L’avant dernier album de Willy est paru en 1999. Il s’appelle Horse of a different color, une vielle expression américaine qui signifie quelque chose de presque pareil tout en étant différent. Horse of a different color est une exploration bouleversante de la musique du sud, fait de reprises de titres traditionnels de la musique noire « 18 hammers », de blues dépouillé « Going over the hill », et de compositions originales comme « Gypsy Deck of Hearts » ou « Lay me down easy ».
En 2002, fidèle à sa réputation, Willy a une nouvelle fois repoussé les limites de son univers musical en partant sur la route avec une formule en trio purement acoustique, avec lui-même à la guitare ainsi qu’un contrebassiste et un pianiste. L’étape berlinoise de ce périple a donné lieu à un enregistrement publié depuis en CD et DVD, et accueilli très favorablement par la critique.
Le chapitre suivant de l’épopée extraordinaire de Willy DeVille est son nouvel album, Crow Jane Alley. Enregistré à Los Angeles sous l’égide du producteur John Philip Shenale, avec la collaboration d’un impressionnant casting de musiciens venus des quatre coins des Etats-Unis, dont le légendaire batteur Joey Waronker, Willy a réalisé là un opus particulièrement marquant. Des grooves latino de « Chieva » (avec David Hidalgo de Los Lobos) et « Come A Little Bit Closer » au poignant « My Forever Came Today », en passant par une reprise inimitable du « Slave To Love » de Bryan Ferry ou à la gravité de « Crow Jane Alley » (en hommage à son vieil ami et collaborateur Jack Nitzsche), il émane de ce disque une qualité d’âme et d’émotion supérieure qui est l’apanage des rares musiciens à avoir vécu leur art jusqu’à l’extrême. La charge émotionnelle que véhicule la voix de Willy DeVille en est un exemple des plus éloquents.

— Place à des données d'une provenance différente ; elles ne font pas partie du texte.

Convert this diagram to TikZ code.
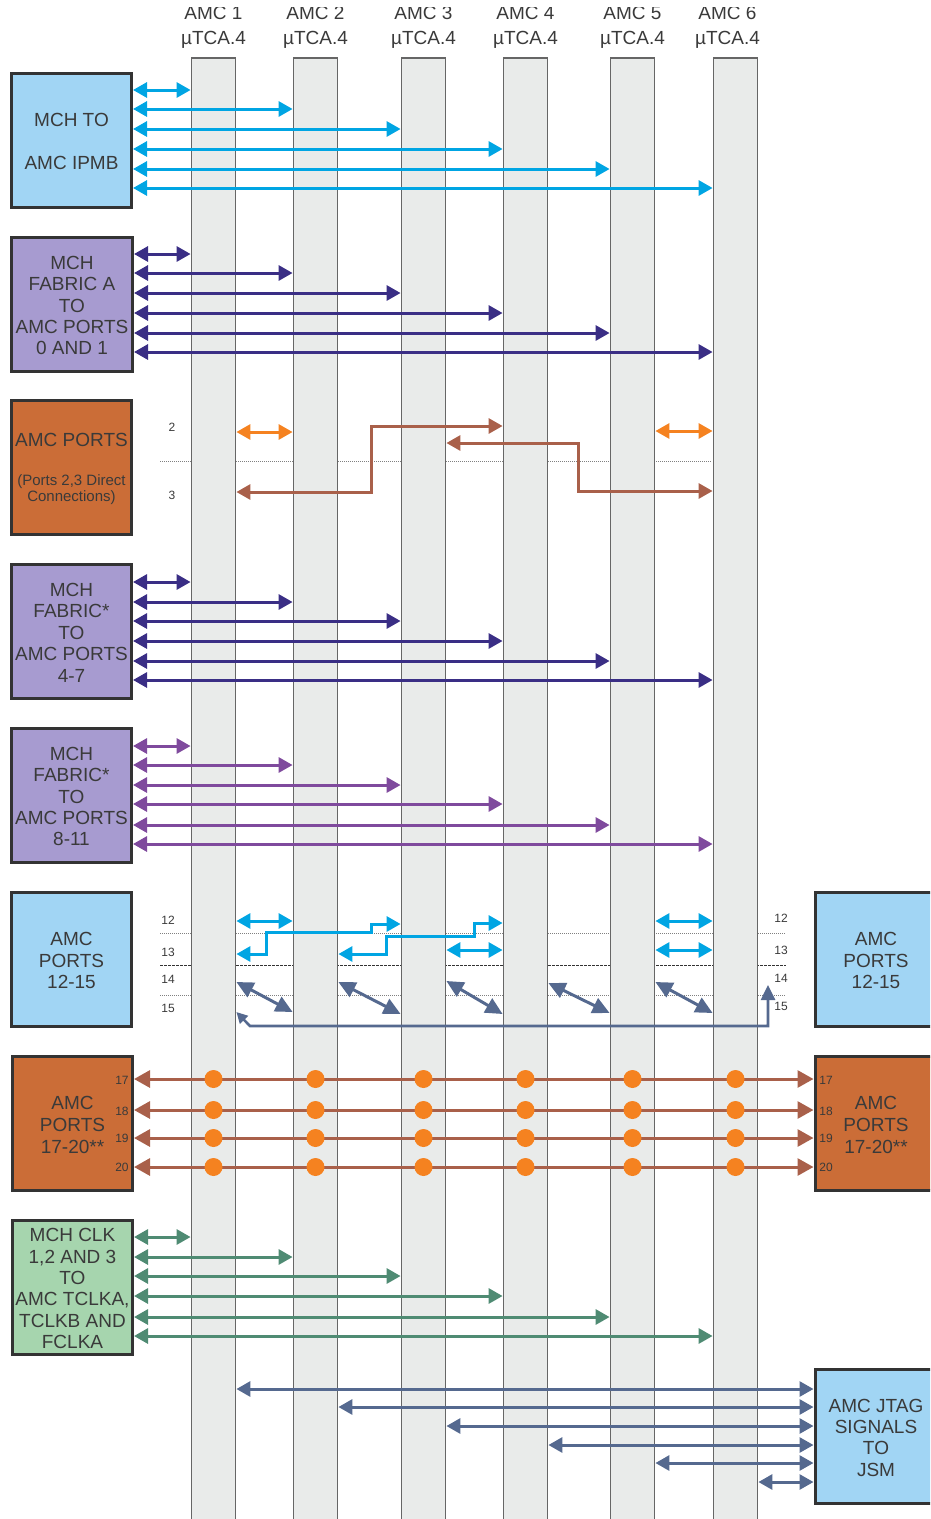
\documentclass[tikz,border=0pt]{standalone}
\usepackage{fontspec}
\setmainfont{Liberation Sans}
\usetikzlibrary{arrows.meta}
\definecolor{lanegray}{HTML}{E9EBEA}
\definecolor{inktext}{HTML}{3A3A3A}
\definecolor{boxblue}{HTML}{A1D5F4}
\definecolor{boxpurple}{HTML}{A79BD0}
\definecolor{boxorange}{HTML}{CB6D37}
\definecolor{boxgreen}{HTML}{A6D5AE}
\definecolor{buscyan}{HTML}{00A5E3}
\definecolor{busindigo}{HTML}{3A2E85}
\definecolor{busbrown}{HTML}{A9604A}
\definecolor{busorange}{HTML}{F58220}
\definecolor{busviolet}{HTML}{7F4A9D}
\definecolor{busgreen}{HTML}{4F8B73}
\definecolor{busslate}{HTML}{55698F}
\tikzset{
  lanebar/.style={draw=black!60, fill=lanegray, line width=1.2pt, minimum width=44.6pt, minimum height=1462pt, inner sep=0pt},
  lanehead/.style={font=\fontsize{19}{24.5}\selectfont, text=inktext, align=center, inner sep=0pt},
  blocktext/.style={align=center, text=inktext, inner sep=0pt, yshift=-1.6pt, font=\fontsize{19}{21.4}\selectfont},
  block/.style={draw=black!80, line width=3pt, minimum width=120pt, minimum height=134pt, inner sep=0pt, label={[blocktext]center:#1}},
  smalltext/.style={font=\fontsize{15}{16}\selectfont},
  portno/.style={font=\fontsize{12}{12}\selectfont, text=inktext, inner sep=0pt},
  bus/.style={{Triangle[length=14pt,width=15pt]}-{Triangle[length=14pt,width=15pt]}, line width=3pt},
  busbig/.style={{Triangle[length=16pt,width=17pt]}-{Triangle[length=16pt,width=17pt]}, line width=3pt},
  skew/.style={{Triangle[length=17pt,width=16pt]}-{Triangle[length=17pt,width=16pt]}, line width=3pt, busslate},
  looped/.style={{Triangle[length=11pt,width=11pt]}-{Triangle[length=15pt,width=14pt]}, line width=2.6pt, busslate},
  tap/.style={circle, fill=busorange, minimum size=18pt, inner sep=0pt},
  tierline/.style={black!50, dash pattern=on 1pt off 1pt, line width=1pt},
  tierdark/.style={black!80, dash pattern=on 2.5pt off 1.5pt, line width=1pt}
}
\begin{document}
\begin{tikzpicture}[x=1pt,y=-1pt]
  \useasboundingbox (0,0) rectangle (930,1519);
  \clip (0,7) rectangle (930,1519);
  % tier lines run behind the lanes
  \draw[tierline] (160,461)--(712,461);
  \draw[tierline] (160,933)--(786,933);
  \draw[tierdark] (160,965)--(786,965);
  \draw[tierline] (160,995)--(786,995);
  \foreach \i/\xc/\xh in {1/213/213,2/315/315,3/423/423,4/525/525,5/632/632,6/735/727}{
    \node[lanebar] (amc\i) at (\xc.5,789) {};
    \node[lanehead] (head\i) at (\xh.5,27.5) {AMC \i\\µTCA.4};
  }
  \node[block={MCH TO\\[21.9pt]AMC IPMB},fill=boxblue] (ipmb) at (71.5,140) {};
  \node[block={MCH\\FABRIC A\\TO\\AMC PORTS\\0 AND 1},fill=boxpurple,minimum width=121pt] (fabrica) at (72,304) {};
  \node[block={},fill=boxorange] (direct) at (71.5,467.5) {};
  \node[text=inktext,font=\fontsize{19}{21}\selectfont,inner sep=0pt] (directa) at (71.5,440) {AMC PORTS};
  \node[text=inktext,smalltext,align=center,inner sep=0pt] (directb) at (71.5,490) {(Ports 2,3 Direct\\Connections)};
  \node[block={MCH\\FABRIC*\\TO\\AMC PORTS\\4-7},fill=boxpurple] (fabricb) at (71.5,631) {};
  \node[block={MCH\\FABRIC*\\TO\\AMC PORTS\\8-11},fill=boxpurple] (fabricc) at (71.5,795) {};
  \node[block={AMC\\PORTS\\12-15},fill=boxblue] (fatl) at (71.5,959) {};
  \node[block={AMC\\PORTS\\12-15},fill=boxblue,minimum width=122pt] (fatr) at (876,959) {};
  \node[block={AMC\\[0.6pt]PORTS\\[0.6pt]17-20**},fill=boxorange] (extl) at (72.5,1123) {};
  \node[block={AMC\\[0.6pt]PORTS\\[0.6pt]17-20**},fill=boxorange,minimum width=122pt] (extr) at (876,1123) {};
  \node[block={MCH CLK\\1,2 AND 3\\TO\\AMC TCLKA,\\TCLKB AND\\FCLKA},fill=boxgreen] (clk) at (72.5,1287) {};
  \node[block={AMC JTAG\\SIGNALS\\TO\\JSM},fill=boxblue,minimum width=122pt] (jtag) at (876,1436) {};

  \foreach \i/\y in {1/90,2/109,3/129,4/149,5/169,6/188}{\draw[bus,buscyan] (ipmb.east |- 0,\y)--(amc\i.west |- 0,\y);}
  \foreach \i/\y in {1/254,2/273,3/293,4/313,5/333,6/352}{\draw[bus,busindigo] (fabrica.east |- 0,\y)--(amc\i.west |- 0,\y);}
  \foreach \i/\y in {1/582,2/602,3/621,4/641,5/661,6/680}{\draw[bus,busindigo] (fabricb.east |- 0,\y)--(amc\i.west |- 0,\y);}
  \foreach \i/\y in {1/746,2/765,3/785,4/804,5/825,6/844}{\draw[bus,busviolet] (fabricc.east |- 0,\y)--(amc\i.west |- 0,\y);}
  \foreach \i/\y in {1/1237,2/1257,3/1276,4/1296,5/1317,6/1336}{\draw[bus,busgreen] (clk.east |- 0,\y)--(amc\i.west |- 0,\y);}
  \foreach \i/\y in {1/1389,2/1407,3/1426,4/1445,5/1463,6/1482}{\draw[bus,busslate] (amc\i.east |- 0,\y)--(jtag.west |- 0,\y);}

  % ports 2 and 3
  \node[portno] (lab2) at (172,427) {2};
  \node[portno] (lab3) at (172,495) {3};
  \draw[bus,busorange] (amc1.east |- 0,432)--(amc2.west |- 0,432);
  \draw[bus,busorange] (amc5.east |- 0,431)--(amc6.west |- 0,431);
  \draw[bus,busbrown] (amc1.east |- 0,492)--(371,492)--(371,426)--(amc4.west |- 0,426);
  \draw[bus,busbrown] (amc3.east |- 0,443)--(578,443)--(578,491)--(amc6.west |- 0,491);

  % ports 12 to 15
  \foreach \n/\y in {12/920,13/952,14/979,15/1008}{\node[portno] (labl\n) at (168,\y) {\n};}
  \foreach \n/\y in {12/918,13/950,14/978,15/1006}{\node[portno] (labr\n) at (781,\y) {\n};}
  \draw[bus,buscyan] (amc1.east |- 0,921)--(amc2.west |- 0,921);
  \draw[bus,buscyan] (amc5.east |- 0,921)--(amc6.west |- 0,921);
  \draw[bus,buscyan] (amc5.east |- 0,950)--(amc6.west |- 0,950);
  \draw[bus,buscyan] (amc3.east |- 0,950)--(amc4.west |- 0,950);
  \draw[bus,buscyan] (amc1.east |- 0,954)--(266,954)--(266,932)--(371,932)--(371,924)--(amc3.west |- 0,924);
  \draw[bus,buscyan] (amc2.east |- 0,954)--(386,954)--(386,936)--(474,936)--(474,923)--(amc4.west |- 0,923);
  \foreach \a/\b/\ya/\yb in {1/2/982/1012,2/3/982/1014,3/4/981/1014,4/5/983/1013,5/6/982/1013}{
    \draw[skew] (amc\a.east |- 0,\ya)--(amc\b.west |- 0,\yb);
  }
  \draw[looped] (amc1.east |- 0,1012)--(250,1026)--(768,1026)--(768,985);

  % ports 17 to 20
  \foreach \y in {1079,1110,1138,1167}{
    \draw[busbig,busbrown] (extl.east |- 0,\y)--(extr.west |- 0,\y);
    \foreach \i in {1,2,3,4,5,6}{\node[tap] (tap\i\y) at (amc\i |- 0,\y) {};}
  }
  \foreach \n/\y in {17/1080,18/1111,19/1138,20/1167}{
    \node[portno] (extlab\n) at (122,\y) {\n};
    \node[portno] (extrab\n) at (826,\y) {\n};
  }
\end{tikzpicture}
\end{document}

2007-09-24 CARAMBA . textes réunis par Julien Gaurichon
Version américaine et tirée à quatre épingles de Keith Richard - qui est l'un des plus fervents soutiens de son premier album, Cabretta - il débarque sur la scène punk new-yorkaise à la fin des années 70, en leader d'un groupe improbable à l'époque, Mink de Ville. Entièrement dévoué à son chanteur et guitariste, il glisse son rock latino mâtiné de cuivres, de blues et de fièvre cajun au milieu des fumées du mythique CBGB's, entre un concert des Ramones et un autre de Blondie. C'est l'heure des premiers succès, les singles Spanish Stroll et Cadillac Walk.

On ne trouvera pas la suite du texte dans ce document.